Should Origin be officiated as if it is a singular, unique variant of rugby league? The reaction to Ponga’s send-off, that it allowed the Blues to win a game they probably deserved to lose, shows what I think is an excessive seriousness over the question of scoreboard justice.
This seemed to cause the most upset on both sides of the border: that the match deserved a different ending, with Queensland stretched beyond the end of their rope while NSW clinched one more chance than the many they botched. Yes, it did seem a bit unjust – but only if you ignore that Ponga’s send-off, for a shoulder charge, is not a part of the justice picture itself. The spectacle was only “ruined” because a Queensland player ruined it.
Is justice ever finally served? Across all sports, unrealistic expectations have been raised by technology. Video officiating, which is meant to reduce contention over decisions, has only intensified it. The nearer we get to perfection, the further it eludes reach. The slower the motion of the replay, the wronger the wrong, the deeper the unhappiness, the more serious the over-seriousness.
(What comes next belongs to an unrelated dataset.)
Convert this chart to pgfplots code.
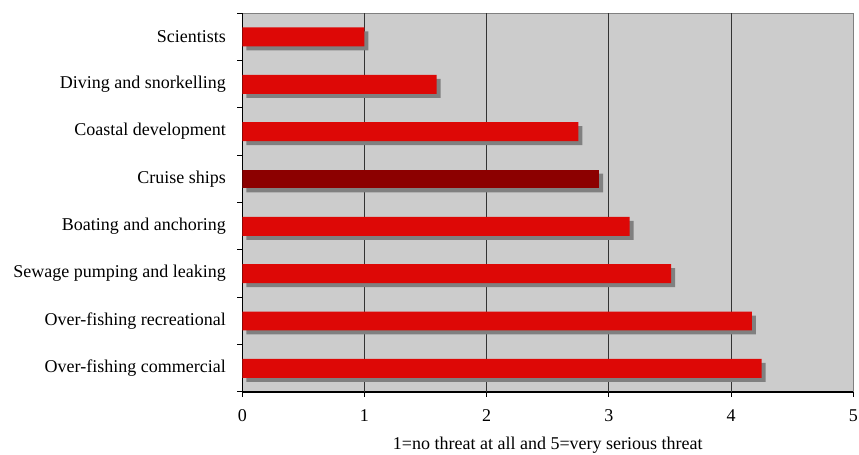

This is heresy to say out loud, but rugby league, even Origin, is only a game. How much does it matter that Queensland lost when they were the better team? How much does it matter that exhaustive video replays raise more questions than they answer? How much does it matter if the final scoreboard didn’t reflect sporting justice?
Here’s what remains. Klein’s decision to march Ponga was certainly defensible. No serious sport can drop its rules and let people whack each other in the head just because Origin is its top-rating show of the year.
Sure, the send-off changed the result. The way the Blues were playing, even 12 Queenslanders were too many for them to cope with. So the better team might not have won. Too bad.
The result isn’t a matter of life and death; brain health is.
If this was WWE and the whole thing was staged, it couldn’t be improved upon. The plot has just thickened. The irony is that Klein didn’t need to suspend the usual rules and turn Origin into an Enhanced Game. He just applied the law as he saw it. In doing so, he couldn’t have scripted a more compelling hook to finish episode one. Roll up, roll up for episode two.